■ **Required task**
Give the material once more, word for word, without any images.
----- Data extract
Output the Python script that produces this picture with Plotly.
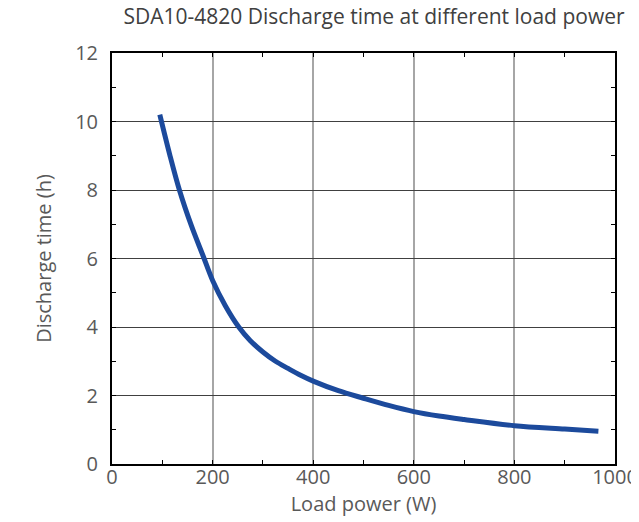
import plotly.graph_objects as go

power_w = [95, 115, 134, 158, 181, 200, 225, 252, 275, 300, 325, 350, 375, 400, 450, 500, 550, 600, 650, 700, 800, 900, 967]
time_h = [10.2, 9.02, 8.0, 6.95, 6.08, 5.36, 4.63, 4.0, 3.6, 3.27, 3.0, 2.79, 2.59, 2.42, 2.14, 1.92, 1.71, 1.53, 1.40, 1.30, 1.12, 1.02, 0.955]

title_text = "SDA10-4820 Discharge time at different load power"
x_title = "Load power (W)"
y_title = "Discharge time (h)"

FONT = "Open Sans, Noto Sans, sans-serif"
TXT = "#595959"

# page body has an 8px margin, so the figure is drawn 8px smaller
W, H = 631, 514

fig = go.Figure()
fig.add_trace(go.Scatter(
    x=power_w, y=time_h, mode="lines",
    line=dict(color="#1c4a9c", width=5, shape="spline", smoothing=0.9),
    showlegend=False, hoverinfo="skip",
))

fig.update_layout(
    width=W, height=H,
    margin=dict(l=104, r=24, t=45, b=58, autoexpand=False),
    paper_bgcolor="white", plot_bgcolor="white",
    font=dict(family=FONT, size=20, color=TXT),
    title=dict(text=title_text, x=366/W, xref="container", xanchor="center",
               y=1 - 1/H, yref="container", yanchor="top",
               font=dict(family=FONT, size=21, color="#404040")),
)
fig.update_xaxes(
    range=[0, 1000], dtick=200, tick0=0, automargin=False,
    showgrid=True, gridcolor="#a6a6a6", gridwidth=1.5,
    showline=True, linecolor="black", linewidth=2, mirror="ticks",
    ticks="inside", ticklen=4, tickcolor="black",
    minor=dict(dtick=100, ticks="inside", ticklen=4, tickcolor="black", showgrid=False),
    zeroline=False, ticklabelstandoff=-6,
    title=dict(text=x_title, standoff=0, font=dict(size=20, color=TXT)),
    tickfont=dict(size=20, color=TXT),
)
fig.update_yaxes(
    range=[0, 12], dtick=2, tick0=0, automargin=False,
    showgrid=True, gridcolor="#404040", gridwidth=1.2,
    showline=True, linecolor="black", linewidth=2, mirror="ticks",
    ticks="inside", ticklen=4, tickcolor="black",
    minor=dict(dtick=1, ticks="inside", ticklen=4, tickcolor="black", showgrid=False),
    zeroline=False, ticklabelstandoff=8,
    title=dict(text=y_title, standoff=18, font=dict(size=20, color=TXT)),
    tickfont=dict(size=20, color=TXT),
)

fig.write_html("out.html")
----------
■ **Task solution**
Output the Python script that produces this picture with Plotly.
import plotly.graph_objects as go

power_w = [95, 115, 134, 158, 181, 200, 225, 252, 275, 300, 325, 350, 375, 400, 450, 500, 550, 600, 650, 700, 800, 900, 967]
time_h = [10.2, 9.02, 8.0, 6.95, 6.08, 5.36, 4.63, 4.0, 3.6, 3.27, 3.0, 2.79, 2.59, 2.42, 2.14, 1.92, 1.71, 1.53, 1.40, 1.30, 1.12, 1.02, 0.955]

title_text = "SDA10-4820 Discharge time at different load power"
x_title = "Load power (W)"
y_title = "Discharge time (h)"

FONT = "Open Sans, Noto Sans, sans-serif"
TXT = "#595959"

# page body has an 8px margin, so the figure is drawn 8px smaller
W, H = 631, 514

fig = go.Figure()
fig.add_trace(go.Scatter(
    x=power_w, y=time_h, mode="lines",
    line=dict(color="#1c4a9c", width=5, shape="spline", smoothing=0.9),
    showlegend=False, hoverinfo="skip",
))

fig.update_layout(
    width=W, height=H,
    margin=dict(l=104, r=24, t=45, b=58, autoexpand=False),
    paper_bgcolor="white", plot_bgcolor="white",
    font=dict(family=FONT, size=20, color=TXT),
    title=dict(text=title_text, x=366/W, xref="container", xanchor="center",
               y=1 - 1/H, yref="container", yanchor="top",
               font=dict(family=FONT, size=21, color="#404040")),
)
fig.update_xaxes(
    range=[0, 1000], dtick=200, tick0=0, automargin=False,
    showgrid=True, gridcolor="#a6a6a6", gridwidth=1.5,
    showline=True, linecolor="black", linewidth=2, mirror="ticks",
    ticks="inside", ticklen=4, tickcolor="black",
    minor=dict(dtick=100, ticks="inside", ticklen=4, tickcolor="black", showgrid=False),
    zeroline=False, ticklabelstandoff=-6,
    title=dict(text=x_title, standoff=0, font=dict(size=20, color=TXT)),
    tickfont=dict(size=20, color=TXT),
)
fig.update_yaxes(
    range=[0, 12], dtick=2, tick0=0, automargin=False,
    showgrid=True, gridcolor="#404040", gridwidth=1.2,
    showline=True, linecolor="black", linewidth=2, mirror="ticks",
    ticks="inside", ticklen=4, tickcolor="black",
    minor=dict(dtick=1, ticks="inside", ticklen=4, tickcolor="black", showgrid=False),
    zeroline=False, ticklabelstandoff=8,
    title=dict(text=y_title, standoff=18, font=dict(size=20, color=TXT)),
    tickfont=dict(size=20, color=TXT),
)

fig.write_html("out.html")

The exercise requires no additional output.